Yükleniyor...
Ortaokulda Türkçe sınavlarının kompozisyon kısmını sabırsızlıkla beklerdim.
Orada ezber değil, kendim vardım. Bir düşünceyi, bir duyguyu, bir sesi aramak.
Ne kadar “doğru” yazdığım değil, yazarken kim olduğum önemliydi.
Sonra liseye geçtik.
Ve yazmak, bir tür üretim hattına dönüştü.
“Dikkat çekici giriş cümlesi, genel bakış, tez cümlesi…”
Paragraflar, önceden çizilmiş sınırların içine sıkıştırılmış düşünceler gibi sıralanıyordu.
Sanki bir fabrika kılavuzuna göre yazıyorduk: hatasız, risksiz, dolayısıyla anlamsız.
Direndim.
Kural dışına çıktım.
Ama sistemin dili nettir: Format dışına taşarsan, notun düşer.
Bir noktada pes ettim, kuralları uyguladım.
Yine de içimden şu soruyu susturamadım:
Kimin belirlediği “doğru” bu?
Evet, akademik metinlerde format gereklidir.
Bir dili ortaklaştırmak, bilginin düzenini sağlamak için.
Ama düşüncenin, edebiyatın, sanatın doğası düzen değil — arayıştır.
Yazmak, bir boşluğu doldurmak değil, o boşluğu anlamlandırmaktır.
Ne zaman sınırları unutsam, birileri uyardı:
“Biraz daha açık ol.”
“Okuyucu anlamayabilir.”
“Cümlelerini basitleştir.”
Ama bir metin, herkes tarafından kolayca anlaşılmak zorunda mı?
Okur da biraz emek vermeli.
Bir metnin değeri, herkesin aynı şeyi anlamasında değil;
bazı insanların oradan yeni bir fikir, yeni bir duygu çıkarabilmesindedir.

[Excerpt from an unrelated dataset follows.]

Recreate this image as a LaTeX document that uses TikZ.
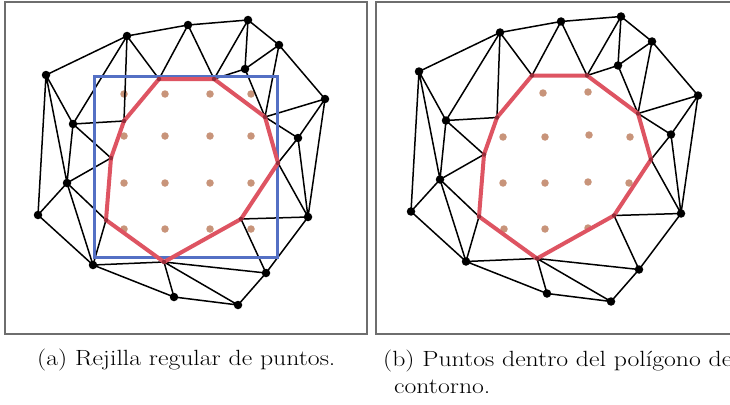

Wittgenstein bunu kısaca söylemişti:
“Amacım, herkesin anlayacağı kadar açık bir metin yazmak olmadı.”
Benimki de değil.
Okurla kurulan ilişki, her zaman biraz belirsizdir; ve güzelliği tam da oradadır.
Bir metin, bir cümle, bazen birini dönüştürmeye yeter.
Bugün çoğu yazı düzgün ama renksiz.
Hepsi aynı kalıba girmiş, aynı tonda, aynı cümlelerle ilerliyor.
Yüzeyde pürüzsüz, içerikte yorgun.
Oysa yazı biraz kırık olmalı.
Bir ritim bozulmalı, bir kelime fazla kalmalı, bir cümle nefesini tutmalı.
İnsan gibi.
Aynı şeyi müzikte de görürüz.
Eğer herkes sadece armoni kurallarına sadık kalsaydı, Jazz doğmazdı.
Blues yasını tutmaz, Rock isyan etmezdi.
Tüm o “uyumsuz” sesler, duygunun asıl merkezindeydi.
Ben de beste yaparken hep birkaç nota kayması bırakırım.
Belki hoşunuza gitmez, ama o ses, tam da gerçeğin sesidir.
Sanatta, yazıda, düşüncede; kusursuzluk çoğu zaman ölüdür.
Kusur ise canlıdır.
Çünkü içinde insan vardır.
O yüzden kabuğumuzu kırmamız gerek.
“Yapay zekâ çağı” diyoruz ama düşünme biçimimiz giderek daha mekanikleşiyor.
Fikirlerimiz, yazılarımız, duygularımız: hepsi formatlanıyor.
Formatlanmayı reddedin.
Sadece yazıda değil, hayatta da.
Çünkü özgünlük, uyum sağlamamakta başlar.
Ve o küçük uyumsuzluk anları; hatalı nota, fazla kelime, beklenmedik fikir; insan olmanın en sahici tarafıdır.
Rutin olanı makineler yapsın.
Biz, o yüce karmaşayı, kusurların içindeki güzelliği koruyalım.
Çünkü bazen en derin anlam, formatın dışında kalan sessizlikte gizlidir.